Sunday 31 October 2010

The Beatles (2)

Shall we have the debate over whether The Beatles (the album) should have been a double album or a single? Yes, let’s. I’ll start: if you think it should’ve been a single, you’re wrong.

I’ve got some space to fill so I suppose I might as well back that up a bit.

The Beatles is a double album for ruthlessly pragmatic reasons. In 1967, Brian Epstein had cut a new deal with EMI. This tied the group to the label not for a period of time, nor a number of albums, but for a set number of tracks. It’s a deal that would not have been made at any other point in history, coming at a time when the albums market had taken off but the notion of what constituted a ‘track’ was still clearly defined by the demands of the single. The general trend was towards longer tracks, so EMI probably didn’t see a problem. Bob Dylan had released Blonde On Blonde as a double the year before, but that had contained fourteen tracks, with several long ones.
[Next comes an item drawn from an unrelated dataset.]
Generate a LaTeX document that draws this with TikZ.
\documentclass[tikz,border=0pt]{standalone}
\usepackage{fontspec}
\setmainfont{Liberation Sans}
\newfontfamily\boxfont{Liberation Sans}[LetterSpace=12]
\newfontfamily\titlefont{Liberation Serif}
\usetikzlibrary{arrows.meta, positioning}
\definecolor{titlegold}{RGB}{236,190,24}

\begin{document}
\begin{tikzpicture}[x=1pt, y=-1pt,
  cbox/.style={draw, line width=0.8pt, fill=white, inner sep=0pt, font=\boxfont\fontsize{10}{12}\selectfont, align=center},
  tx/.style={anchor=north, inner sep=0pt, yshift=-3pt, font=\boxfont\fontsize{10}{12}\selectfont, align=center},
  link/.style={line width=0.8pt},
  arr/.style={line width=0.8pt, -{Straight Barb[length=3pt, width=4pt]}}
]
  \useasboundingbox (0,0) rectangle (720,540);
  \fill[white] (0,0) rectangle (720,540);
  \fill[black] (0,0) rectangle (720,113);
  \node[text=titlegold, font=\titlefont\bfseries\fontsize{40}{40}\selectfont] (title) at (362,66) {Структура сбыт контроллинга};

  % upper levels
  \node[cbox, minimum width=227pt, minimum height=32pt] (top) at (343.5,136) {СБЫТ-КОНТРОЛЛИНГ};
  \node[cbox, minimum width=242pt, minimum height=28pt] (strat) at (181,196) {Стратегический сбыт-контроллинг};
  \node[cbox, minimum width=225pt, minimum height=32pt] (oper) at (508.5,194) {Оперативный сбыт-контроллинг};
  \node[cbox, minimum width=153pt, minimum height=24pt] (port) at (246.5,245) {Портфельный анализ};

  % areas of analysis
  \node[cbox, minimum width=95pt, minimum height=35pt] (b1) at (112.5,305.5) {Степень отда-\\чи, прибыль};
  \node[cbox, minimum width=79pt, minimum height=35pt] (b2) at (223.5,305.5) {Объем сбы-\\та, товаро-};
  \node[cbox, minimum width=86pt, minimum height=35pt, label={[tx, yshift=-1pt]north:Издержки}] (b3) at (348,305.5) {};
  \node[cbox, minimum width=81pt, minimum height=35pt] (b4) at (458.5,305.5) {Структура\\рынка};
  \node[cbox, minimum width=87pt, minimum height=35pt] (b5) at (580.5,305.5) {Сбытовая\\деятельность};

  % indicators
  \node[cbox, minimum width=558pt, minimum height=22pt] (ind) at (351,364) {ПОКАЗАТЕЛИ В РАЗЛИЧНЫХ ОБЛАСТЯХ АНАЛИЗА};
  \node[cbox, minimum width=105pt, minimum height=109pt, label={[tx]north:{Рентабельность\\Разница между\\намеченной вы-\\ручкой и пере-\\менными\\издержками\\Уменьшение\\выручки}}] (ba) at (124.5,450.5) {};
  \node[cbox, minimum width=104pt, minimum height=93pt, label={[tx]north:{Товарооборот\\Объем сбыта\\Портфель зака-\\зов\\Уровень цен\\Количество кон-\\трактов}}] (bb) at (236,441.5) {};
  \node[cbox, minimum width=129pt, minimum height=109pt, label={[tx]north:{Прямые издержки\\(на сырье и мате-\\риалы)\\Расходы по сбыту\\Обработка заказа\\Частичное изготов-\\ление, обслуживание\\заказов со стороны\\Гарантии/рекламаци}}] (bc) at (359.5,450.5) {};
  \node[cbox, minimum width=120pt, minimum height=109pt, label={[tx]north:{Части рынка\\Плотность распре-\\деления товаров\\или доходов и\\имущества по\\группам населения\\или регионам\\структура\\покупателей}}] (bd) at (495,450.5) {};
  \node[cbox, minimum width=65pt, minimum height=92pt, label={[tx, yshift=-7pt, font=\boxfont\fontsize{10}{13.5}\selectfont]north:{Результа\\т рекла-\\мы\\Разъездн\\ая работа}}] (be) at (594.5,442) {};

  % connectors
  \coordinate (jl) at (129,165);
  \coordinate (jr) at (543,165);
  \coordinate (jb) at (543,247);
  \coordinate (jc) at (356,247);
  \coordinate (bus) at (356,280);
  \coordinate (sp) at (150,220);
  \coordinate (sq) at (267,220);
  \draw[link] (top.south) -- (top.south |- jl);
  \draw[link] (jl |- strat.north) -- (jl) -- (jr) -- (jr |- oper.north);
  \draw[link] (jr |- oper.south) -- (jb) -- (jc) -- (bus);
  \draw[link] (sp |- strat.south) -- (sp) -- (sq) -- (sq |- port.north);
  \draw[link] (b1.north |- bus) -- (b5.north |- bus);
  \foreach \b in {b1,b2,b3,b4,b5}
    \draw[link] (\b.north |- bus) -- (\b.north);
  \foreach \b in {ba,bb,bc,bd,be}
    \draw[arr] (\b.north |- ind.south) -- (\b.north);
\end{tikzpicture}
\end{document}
It’s safe to say they weren’t expecting The Beatles to make the album they made in 1968: I don’t think there’d ever been a album like it, in fact. And I’m fairly sure that once EMI heard ‘Wild Honey Pie’ they resolved never to base a deal on ‘number of tracks’ ever again.



So The Beatles, having signed perhaps the only deal in history where a double album counted as two albums, made this 30-track opus purely to eat up their contract faster. Yet in doing so they hit upon a way to follow one of the hardest-to-follow albums anyone had ever made. As I noted last time, its looser approach comes as a disappointment after the meticulously-constructed Pepper – but what wouldn’t have? By making it a double The Beatles made it a totally different prospect, hard to compare with its predecessor.

I’ve never been interested in trying to construct that parallel-universe version of the album that’s only got fourteen or fifteen tracks on it. That’s not to say I haven’t had a go, just that I’m not interested. Mine goes like this, probably:

Back In The USSR / Dear Prudence / Glass Onion / Ob-La-Di Ob-La-Da / Martha My Dear / Sexy Sadie / While My Guitar Gently Weeps / Happiness Is A Warm Gun / Birthday / Yer Blues / Blackbird / Revolution 1 / Honey Pie / Long Long Long / Good Night

or something, although it probably works better if you add ‘Hey Jude’ as a penultimate track and use the B-side version of ‘Revolution’. (Note also that I’ve kept the members’ contributions in proportion – so there are two George tracks, one Ringo track etc.) But that’s not the point – I don’t think that album’s as interesting as the one they put out. It’s worth noting that every time I read someone’s single-album cut, there’s at least one track they think is disposable that I think is wonderful, and vice versa. It’s far from clear-cut which are the ‘good’ ones.



I’ve cut tracks which I think are great because they’d seem a bit lightweight on a single-disc version of the album: the likes of ‘I Will,’ ‘Julia’ and ‘Cry Baby Cry’. The Beatles’ frivolous side is best captured on tracks like ‘Bungalow Bill’ and ‘Rocky Racoon’, but there’s probably not room for those either; ditto ‘Revolution 9’, but it’d be a terrible shame to lose an avant-garde experiment which has been smuggled into millions of homes. Christ, I’d even miss Ringo’s ‘You were in a car crash / And you lost your hair’ line from ‘Don’t Pass Me By’.

Most of all, you would lose what makes the album distinctive and enjoyable. When I first bought a second-hand vinyl copy, it kept me fascinated for weeks – there was so much to discover, such a breadth of styles, that you had to inhabit it. It’s so well constructed, like four mini-albums: it may not have a clear identity, but it does have continuity. I think the most facile criticism you can make of any double album is that it would’ve been a better single album: in terms of average track quality this is obviously true, but you may as well say that any given album would’ve made a better EP. You have to engage with what a double album is trying to do on its own terms and ask whether it succeeds. For the reasons above, I think The Beatles does succeed.



Even if it was a failure, I still wouldn’t exchange it for the single-album version. The Beatles covered so many of the bases of pop and rock in their careers together, it would feel wrong if they hadn’t made a double album. You see it on the discography and you think Oh yeah, there’s The Beatles’ double album. Of course there’s a Beatles double album. If it didn’t exist, then we would have to invent it. Only we couldn’t, because we are not The Beatles. So let’s be grateful it does exist.